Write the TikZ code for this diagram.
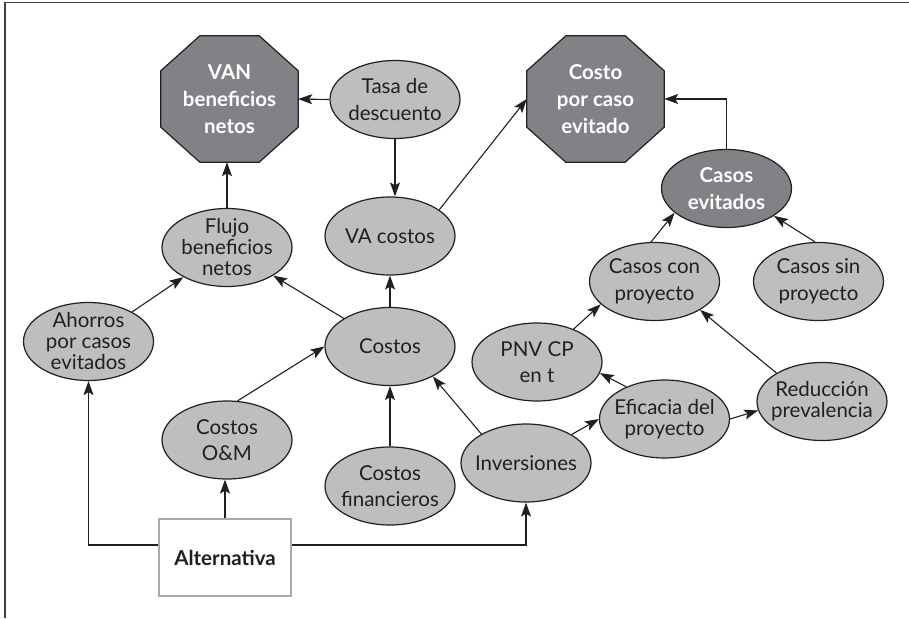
\documentclass[tikz,border=0pt]{standalone}
\usepackage{fontspec}
\setmainfont{Lato}
\usetikzlibrary{shapes.geometric,arrows.meta,calc}
\pgfdeclarelayer{background}
\pgfsetlayers{background,main}
\definecolor{ink}{HTML}{231F20}
\definecolor{lightfill}{HTML}{BCBEC0}
\definecolor{darkfill}{HTML}{808285}
\definecolor{boxline}{HTML}{A7A9AC}
\tikzset{
  oval/.style={ellipse, draw=ink, line width=1.2pt, fill=lightfill, text=ink,
    minimum width=130pt, minimum height=78pt, inner xsep=-25pt, inner ysep=-30pt,
    align=center, font=\fontsize{20.5}{26.5}\selectfont},
  tight/.style={font=\fontsize{20.5}{21}\selectfont},
  darkoval/.style={oval, fill=darkfill, text=white,
    font=\bfseries\fontsize{20.5}{26.5}\selectfont},
  octo/.style={rectangle, minimum width=137pt, minimum height=126pt, inner sep=0pt,
    text=white, align=center, font=\bfseries\fontsize{20.5}{26.7}\selectfont},
  octofill/.style={fill=darkfill, draw=ink, line width=1.2pt},
  altbox/.style={rectangle, draw=boxline, line width=2.2pt, fill=white,
    minimum width=132pt, minimum height=77pt, text=ink,
    font=\bfseries\fontsize{20.5}{25}\selectfont},
  arr/.style={draw=ink, line width=1.1pt, -{Stealth[length=14pt,width=10pt,inset=3pt]}},
  frameline/.style={draw=black!75, line width=1.5pt}
}
% octagon outline behind a rectangular node: 39pt horizontal and 35pt vertical cuts
\newcommand\octoshape[1]{%
  \begin{pgfonlayer}{background}
    \path[octofill]
      ($(#1.north west)+(39pt,0)$) -- ($(#1.north east)+(-39pt,0)$) --
      ($(#1.north east)+(0,-35pt)$) -- ($(#1.south east)+(0,35pt)$) --
      ($(#1.south east)+(-39pt,0)$) -- ($(#1.south west)+(39pt,0)$) --
      ($(#1.south west)+(0,35pt)$) -- ($(#1.north west)+(0,-35pt)$) -- cycle;
  \end{pgfonlayer}}
\begin{document}
\begin{tikzpicture}[x=1pt, y=-1pt]
  \useasboundingbox (0,0) rectangle (909,618);
  \draw[frameline] (5,618) -- (5,2.5) -- (909,2.5);

  % outcome octagons
  \node[octo] (van) at (229.5,99) {VAN\\beneficios\\netos};
  \node[octo] (costo) at (595.5,99) {Costo\\por caso\\evitado};
  \octoshape{van}
  \octoshape{costo}

  % variables
  \node[oval] (tasa) at (395,99.5) {Tasa de\\descuento};
  \node[oval] (va) at (390,236) {VA costos};
  \node[oval,tight] (flujo) at (227,247.5) {Flujo\\beneficios\\netos};
  \node[oval,tight] (ahorros) at (88.5,341.5) {Ahorros\\por casos\\evitados};
  \node[oval] (costos) at (390,346.5) {Costos};
  \node[oval] (om) at (227,440) {Costos\\O\&M};
  \node[oval] (cfin) at (390,486) {Costos\\financieros};
  \node[oval] (inv) at (526,463) {Inversiones};
  \node[oval] (pnv) at (537,362) {PNV CP\\en t};
  \node[oval,tight] (eff) at (664.5,419) {Eficacia del\\proyecto};
  \node[oval,tight] (red) at (822,401.5) {Reducción\\prevalencia};
  \node[oval] (ccon) at (654.5,281.5) {Casos con\\proyecto};
  \node[oval] (csin) at (818.5,281.5) {Casos sin\\proyecto};
  \node[darkoval] (cev) at (726.5,188.5) {Casos\\evitados};

  % decision
  \node[altbox] (alt) at (225,557.5) {Alternativa};

  % connectors
  \draw[arr] (tasa.west) -- (van.east);
  \draw[arr] (tasa.south) -- (tasa.south |- va.north);
  \draw[arr] (va.28) -- (costo.west);
  \draw[arr] (cev.north) |- (costo.east);
  \draw[arr] (flujo.north) -- (flujo.north |- van.south);
  \draw[arr] (ahorros) -- (flujo);
  \draw[arr] (costos) -- (flujo);
  \draw[arr] (costos.north) -- (va.south);
  \draw[arr] (om.75) -- (costos.west);
  \draw[arr] (cfin.north) -- (costos.south);
  \draw[arr] (inv.147) -- (costos.-35);
  \draw[arr] (inv.32) -- (eff.west);
  \draw[arr] (eff.140) -- (pnv.-10);
  \draw[arr] (eff.east) -- (red.188);
  \draw[arr] (red.148) -- (ccon.-32);
  \draw[arr] (pnv.42) -- (ccon.203);
  \draw[arr] (ccon.95) -- (cev.205);
  \draw[arr] (csin.95) -- (cev.-30);
  \draw[arr] (alt.north) -- (alt.north |- om.south);
  \draw[arr] ([yshift=12.5pt]alt.west) -| (ahorros.south);
  \draw[arr] ([yshift=12.5pt]alt.east) -| (inv.south);
\end{tikzpicture}
\end{document}
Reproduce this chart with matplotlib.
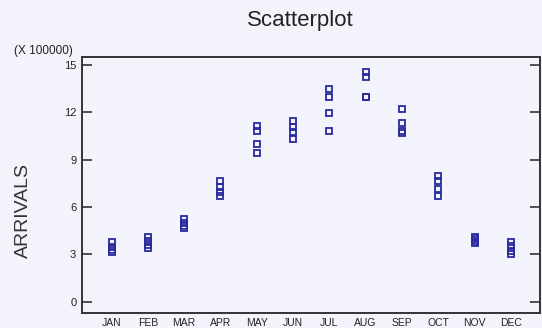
import matplotlib
matplotlib.use("Agg")
import matplotlib.pyplot as plt

plt.rcParams['font.family'] = ['Liberation Sans', 'DejaVu Sans']

months = ["JAN", "FEB", "MAR", "APR", "MAY", "JUN", "JUL", "AUG", "SEP", "OCT", "NOV", "DEC"]
# arrivals per month (x 100000), one value per year
arrivals = [
    [3.78, 3.50, 3.30, 3.18],
    [4.13, 3.88, 3.61, 3.40],
    [5.23, 4.98, 4.80, 4.66],
    [7.68, 7.30, 6.98, 6.71],
    [11.14, 10.82, 9.98, 9.41],
    [11.47, 11.09, 10.78, 10.30],
    [13.46, 12.96, 11.98, 10.82],
    [14.58, 14.22, 13.00, 12.95],
    [12.19, 11.31, 10.80, 10.72],
    [7.97, 7.68, 7.13, 6.71],
    [4.10, 3.95, 3.85, 3.72],
    [3.80, 3.54, 3.25, 3.05],
]
yticks = [0, 3, 6, 9, 12, 15]

bg = '#f3f3fb'
fig = plt.figure(figsize=(5.42, 3.28), dpi=100, facecolor=bg)
ax = fig.add_axes([0.151, 0.046, 0.845, 0.780], facecolor=bg)

for i, vals in enumerate(arrivals):
    ax.plot([i + 1] * len(vals), vals, linestyle='none', marker='s', markersize=5,
            markerfacecolor='none', markeredgecolor='#2a2aa0', markeredgewidth=1.3)

ax.set_xlim(0.18, 12.8)
ax.set_ylim(-0.7, 15.5)
ax.set_xticks(range(1, 13))
ax.set_xticklabels(months, fontsize=7.5, color='#222222')
ax.set_yticks(yticks)
ax.set_yticklabels([str(v) for v in yticks], fontsize=8, color='#222222')
ax.tick_params(axis='x', length=0, pad=4)
ax.tick_params(axis='y', direction='in', length=7, width=1.2, right=True,
               color='#333333', pad=4)
for s in ax.spines.values():
    s.set_linewidth(1.4)
    s.set_color('#333333')

ax.set_ylabel("ARRIVALS", fontsize=14, color='#333333')
ax.yaxis.set_label_coords(-0.108, 0.40)
fig.text(0.555, 0.92, "Scatterplot", ha='center', fontsize=16, color='#222222')
# scale note for the y axis
fig.text(0.026, 0.835, "(X 100000)", ha='left', fontsize=8.5, color='#222222')

fig.savefig("out.png", dpi=100, facecolor=bg)
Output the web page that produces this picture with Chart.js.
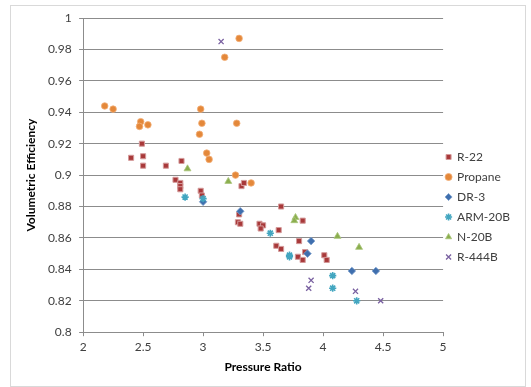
<!DOCTYPE html>
<html>
<head>
<meta charset="utf-8">
<script src="https://cdn.jsdelivr.net/npm/chart.js@4/dist/chart.umd.min.js"></script>
<style>
  html, body { margin: 0; padding: 0; background: #fff; }
  #chartBox { width: 531px; height: 387px; }
</style>
</head>
<body>
<div id="chartBox"><canvas id="effChart" width="531" height="387"></canvas></div>
<script>
// series names
const seriesNames = ["R-22", "Propane", "DR-3", "ARM-20B", "N-20B", "R-444B"];

// pressure ratio (x) and volumetric efficiency (y) for each series
const r22X = [2.49, 2.40, 2.50, 2.50, 2.69, 2.82, 2.77, 2.81, 2.81, 2.81, 2.98, 2.99, 3.32, 3.34, 3.30, 3.29, 3.31, 3.47, 3.50, 3.48, 3.65, 3.83, 3.63, 3.80, 3.61, 3.65, 3.85, 3.79, 3.83, 4.01, 4.03];
const r22Y = [0.920, 0.911, 0.912, 0.906, 0.906, 0.909, 0.897, 0.895, 0.893, 0.891, 0.890, 0.887, 0.893, 0.895, 0.875, 0.870, 0.869, 0.869, 0.868, 0.866, 0.880, 0.871, 0.865, 0.858, 0.855, 0.853, 0.851, 0.848, 0.846, 0.849, 0.846];

const propaneX = [3.30, 3.18, 2.18, 2.25, 2.98, 2.48, 2.47, 2.54, 2.99, 3.28, 2.97, 3.03, 3.05, 3.27, 3.40];
const propaneY = [0.987, 0.975, 0.944, 0.942, 0.942, 0.934, 0.931, 0.932, 0.933, 0.933, 0.926, 0.914, 0.910, 0.900, 0.895];

const dr3X = [3.00, 3.31, 3.90, 3.87, 4.24, 4.44];
const dr3Y = [0.883, 0.877, 0.858, 0.850, 0.839, 0.839];

const arm20bX = [2.85, 3.00, 3.56, 3.72, 3.72, 4.08, 4.08, 4.28];
const arm20bY = [0.886, 0.885, 0.863, 0.849, 0.848, 0.836, 0.828, 0.820];

const n20bX = [2.87, 3.21, 3.77, 3.76, 4.12, 4.30];
const n20bY = [0.904, 0.896, 0.873, 0.871, 0.861, 0.854];

const r444bX = [3.15, 3.90, 3.88, 4.27, 4.48];
const r444bY = [0.985, 0.833, 0.828, 0.826, 0.820];

// y axis tick labels 0.8 .. 1, x axis 2 .. 5
const yTicks = ["0.8", "0.82", "0.84", "0.86", "0.88", "0.9", "0.92", "0.94", "0.96", "0.98", "1"];
const xTicks = ["2", "2.5", "3", "3.5", "4", "4.5", "5"];

const toPoints = (xs, ys) => xs.map((x, i) => ({ x: x, y: ys[i] }));

const textColor = "#404040";
const font = "Lato, 'Liberation Sans', sans-serif";

// light frame round the whole chart, like the spreadsheet chart area
const framePlugin = {
  id: "frame",
  beforeDraw(chart) {
    const ctx = chart.ctx;
    ctx.save();
    ctx.fillStyle = "#fff";
    ctx.fillRect(0, 0, chart.width, chart.height);
    ctx.strokeStyle = "#d9d9d9";
    ctx.lineWidth = 1;
    ctx.strokeRect(10.5, 5.5, chart.width - 16, chart.height - 6);
    ctx.restore();
  }
};

// the legend sits a bit lower and further left than chart.js puts it
const legendShift = {
  id: "legendShift",
  afterLayout(chart) {
    const lg = chart.legend;
    if (!lg) return;
    lg.top += 11;
    lg.bottom += 11;
    lg.left -= 5;
    lg.right -= 5;
  }
};

const ctx = document.getElementById("effChart").getContext("2d");
new Chart(ctx, {
  type: "scatter",
  data: {
    datasets: [
      { label: seriesNames[0], data: toPoints(r22X, r22Y), pointStyle: "rect", radius: 3.6, backgroundColor: "#A8393A", borderColor: "#D49A9A", borderWidth: 1, order: 6 },
      { label: seriesNames[1], data: toPoints(propaneX, propaneY), pointStyle: "circle", radius: 3.3, backgroundColor: "#E4883A", borderColor: "#F2B07A", borderWidth: 0.8, order: 5 },
      { label: seriesNames[2], data: toPoints(dr3X, dr3Y), pointStyle: "rectRot", radius: 3.8, backgroundColor: "#3F6FAE", borderColor: "#7E9FCB", borderWidth: 0.8, order: 4 },
      { label: seriesNames[3], data: toPoints(arm20bX, arm20bY), pointStyle: "star", radius: 3.6, backgroundColor: "#43A6C0", borderColor: "#43A6C0", borderWidth: 1.6, order: 3 },
      { label: seriesNames[4], data: toPoints(n20bX, n20bY), pointStyle: "triangle", radius: 4, backgroundColor: "#8BAE4E", borderColor: "#A9C57A", borderWidth: 0.8, order: 2 },
      { label: seriesNames[5], data: toPoints(r444bX, r444bY), pointStyle: "crossRot", radius: 3.6, backgroundColor: "#7960A0", borderColor: "#7960A0", borderWidth: 1.3, order: 1 }
    ]
  },
  options: {
    responsive: false,
    animation: false,
    layout: { padding: { top: 18, right: 6, bottom: 13, left: 20 } },
    plugins: {
      tooltip: { enabled: false },
      legend: {
        display: true,
        position: "right",
        align: "center",
        labels: {
          usePointStyle: true,
          boxWidth: 5,
          boxHeight: 5,
          padding: 8,
          color: textColor,
          font: { family: font, size: 12 },
          sort: (a, b) => a.datasetIndex - b.datasetIndex
        }
      }
    },
    scales: {
      x: {
        type: "linear",
        min: 2,
        max: 5,
        afterBuildTicks: (axis) => { axis.ticks = xTicks.map(v => ({ value: parseFloat(v) })); },
        ticks: {
          color: textColor,
          font: { family: font, size: 12 },
          padding: 4,
          callback: (v) => String(+v.toFixed(2))
        },
        grid: { display: true, drawOnChartArea: false, drawTicks: true, tickLength: 4, color: "#8c8c8c" },
        border: { display: true, color: "#8c8c8c" },
        title: { display: true, text: "Pressure Ratio", color: "#000", font: { family: font, size: 12, weight: "bold" }, padding: { top: 1, bottom: 0 } }
      },
      y: {
        type: "linear",
        min: 0.8,
        max: 1,
        afterBuildTicks: (axis) => { axis.ticks = yTicks.map(v => ({ value: parseFloat(v) })); },
        ticks: {
          color: textColor,
          font: { family: font, size: 12 },
          padding: 7.5,
          callback: (v) => String(+v.toFixed(2))
        },
        grid: { color: "#8c8c8c", lineWidth: 1, tickLength: 4 },
        border: { display: true, color: "#8c8c8c" },
        title: { display: true, text: "Volumetric Efficiency", color: "#000", font: { family: font, size: 12, weight: "bold" }, padding: { bottom: 2 } }
      }
    }
  },
  plugins: [framePlugin, legendShift]
});
</script>
</body>
</html>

-- -- --

**Stated goal**
Reproduce the data above word for word from its first line through the line that holds "(5,2.5) -- (909,2.5);", both ends included; skip pictures.

**Solution to this task**
Write the TikZ code for this diagram.
\documentclass[tikz,border=0pt]{standalone}
\usepackage{fontspec}
\setmainfont{Lato}
\usetikzlibrary{shapes.geometric,arrows.meta,calc}
\pgfdeclarelayer{background}
\pgfsetlayers{background,main}
\definecolor{ink}{HTML}{231F20}
\definecolor{lightfill}{HTML}{BCBEC0}
\definecolor{darkfill}{HTML}{808285}
\definecolor{boxline}{HTML}{A7A9AC}
\tikzset{
  oval/.style={ellipse, draw=ink, line width=1.2pt, fill=lightfill, text=ink,
    minimum width=130pt, minimum height=78pt, inner xsep=-25pt, inner ysep=-30pt,
    align=center, font=\fontsize{20.5}{26.5}\selectfont},
  tight/.style={font=\fontsize{20.5}{21}\selectfont},
  darkoval/.style={oval, fill=darkfill, text=white,
    font=\bfseries\fontsize{20.5}{26.5}\selectfont},
  octo/.style={rectangle, minimum width=137pt, minimum height=126pt, inner sep=0pt,
    text=white, align=center, font=\bfseries\fontsize{20.5}{26.7}\selectfont},
  octofill/.style={fill=darkfill, draw=ink, line width=1.2pt},
  altbox/.style={rectangle, draw=boxline, line width=2.2pt, fill=white,
    minimum width=132pt, minimum height=77pt, text=ink,
    font=\bfseries\fontsize{20.5}{25}\selectfont},
  arr/.style={draw=ink, line width=1.1pt, -{Stealth[length=14pt,width=10pt,inset=3pt]}},
  frameline/.style={draw=black!75, line width=1.5pt}
}
% octagon outline behind a rectangular node: 39pt horizontal and 35pt vertical cuts
\newcommand\octoshape[1]{%
  \begin{pgfonlayer}{background}
    \path[octofill]
      ($(#1.north west)+(39pt,0)$) -- ($(#1.north east)+(-39pt,0)$) --
      ($(#1.north east)+(0,-35pt)$) -- ($(#1.south east)+(0,35pt)$) --
      ($(#1.south east)+(-39pt,0)$) -- ($(#1.south west)+(39pt,0)$) --
      ($(#1.south west)+(0,35pt)$) -- ($(#1.north west)+(0,-35pt)$) -- cycle;
  \end{pgfonlayer}}
\begin{document}
\begin{tikzpicture}[x=1pt, y=-1pt]
  \useasboundingbox (0,0) rectangle (909,618);
  \draw[frameline] (5,618) -- (5,2.5) -- (909,2.5);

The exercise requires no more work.